Thanks for letting me know about the issue. I was searching in Github, but somehow missed it. Any ETA for this feature? If I could be of any help let me know.
@mmww I just opened up a PR that adds support! This should most likely be merged by EOD, at which point you’ll be able to try out a master commit or nightly wheel.
import ray
from ray.util.dask import enable_dask_on_ray
import dask
import dask.array as da
ray.init(num_cpus=2, resources={'custom_resource': 1, 'other_custom_resource': 1, 'another_custom_resource': 1})
enable_dask_on_ray()
with dask.annotate(
ray_remote_args=dict(num_cpus=2, resources={"custom_resource": 10})
):
d_arr = da.ones(100)
with dask.annotate(ray_remote_args=dict(resources={"other_custom_resource": 10})):
d_arr = 2 * d_arr
sum_ = d_arr.sum()
result = sum_.compute(
ray_remote_args=dict(max_retries=5, resources={"another_custom_resource": 10}),
optimize_graph=False,
)
print(result)
# 200
ray.shutdown()
The code works and none framework is complaining about insufficient resources.

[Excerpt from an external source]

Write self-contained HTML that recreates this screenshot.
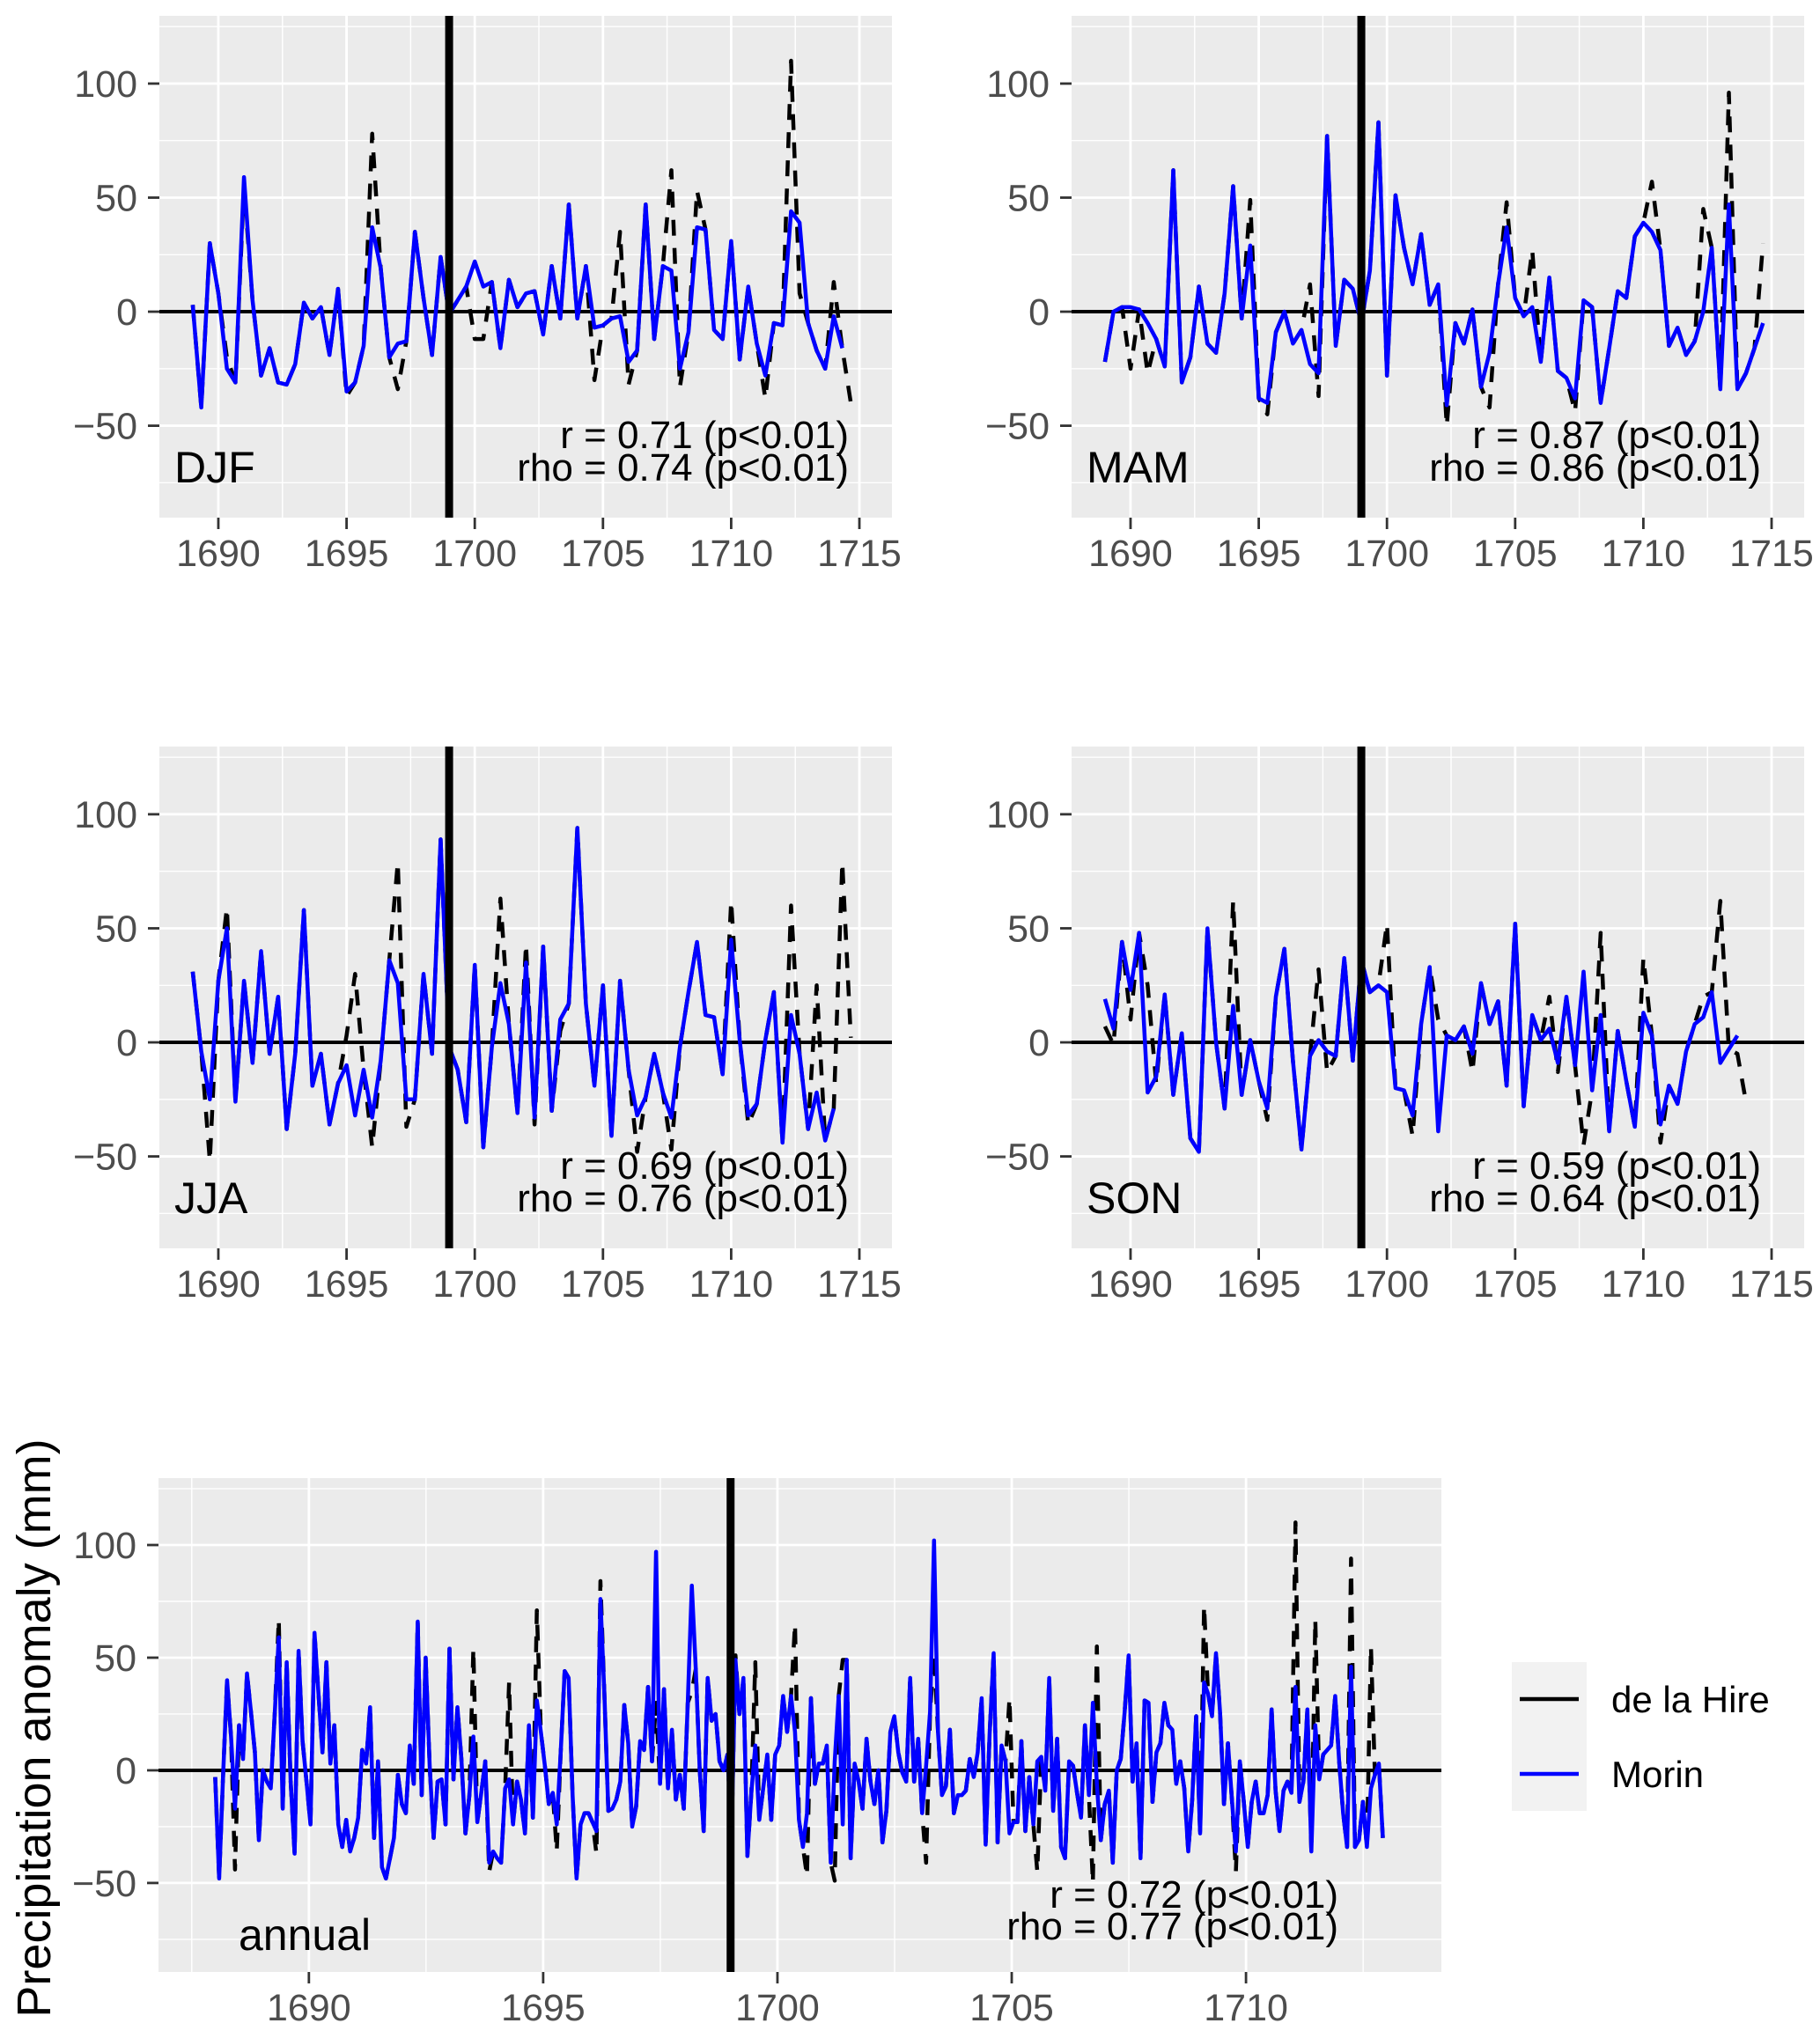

Should the annotations work in ray.init local mode? I would expect the code above to fail, as there is only 1 piece of each resource, while each operation requires at least 10. Am I missing something?
EDIT:
Also after specifying the resources in ray.init() and then running ray.available_resources() I can see that the resources are added to Ray and visible.